Packaging and handling of frame – this includes the optional banner pole
When completed there should be at least 12 spokes, and 2 center poles, along with the tinker toy, and ground base disk if choosing the option the banner pole, along with 12 finales. In short this packs down into a bag 7 ft long x 6-½ inch square. This means less lumberyard to carry verse the star pavilions. If making a bag, it is suggested to place plywood ends –at least of ¼ inch plywood to prevent the dowels from projecting if one hits the brakes. This now becomes a stable package, and is easy to load. Approx. weight should be around 20 lbs. The disk somewhere around 10 lbs.
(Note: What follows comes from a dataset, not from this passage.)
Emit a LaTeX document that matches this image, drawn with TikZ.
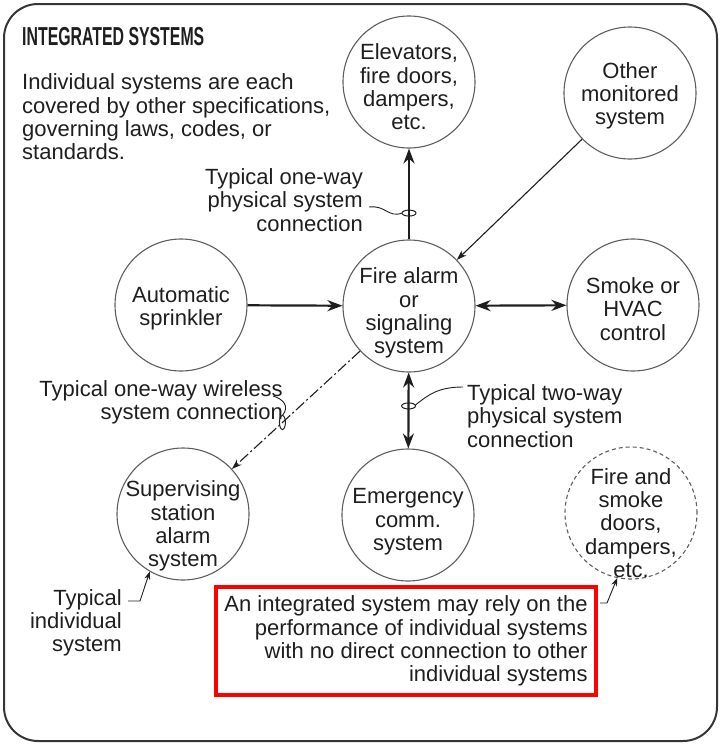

With the finales, make a box that will fit 12 units complete with the bolt attachment
Shown is the bag that contains the framework of the medieval center pole tent less the tinker toy and base. The finales shown to the right will go into another box, with the threaded rods, and tie ropes measuring approx 7 inches x 12 inches and 6 inches high.
Finishing
This is where your taste can vary. I myself like the appearance of wood grain brought out by dark stain, but it is a must, because these frames are subject to weather changes, be it temperature or and moisture. Even though the frame may not be exposed to rain or snow, it is subject to humidity in the air, and to stabilize the wood it is a very good idea to seal the wood, either through stains and vanishes or through a good quality exterior paint. With varnishes it has an advantage over paint, as it can take a bit more abuse, and does allow for the warn tones of the natural materials to show. It also acts as a further bonding agent on the twine that is wrapped on the dowels for reinforcing.
Finishing of the frame should be done before setting the frame up for the first time to finalize the fabric pattern. Allow at least a few days to past for the finish to set, before handing and setting up. If the finish is not completely set or dried, it is easy to damage.
Now that the frame is complete we now move onto the fabric canvas covering for the tent. Here is shown the bag containing the bundle of spokes and columns, and the required disks, along with the tinker toy and the box that contains the 12 finales. For an idea of the size the bag shown the measurements are 7 feet long with the end been 6 1/2 inches square. The tinker toy is 22 inches in diameter and 2 inches thick.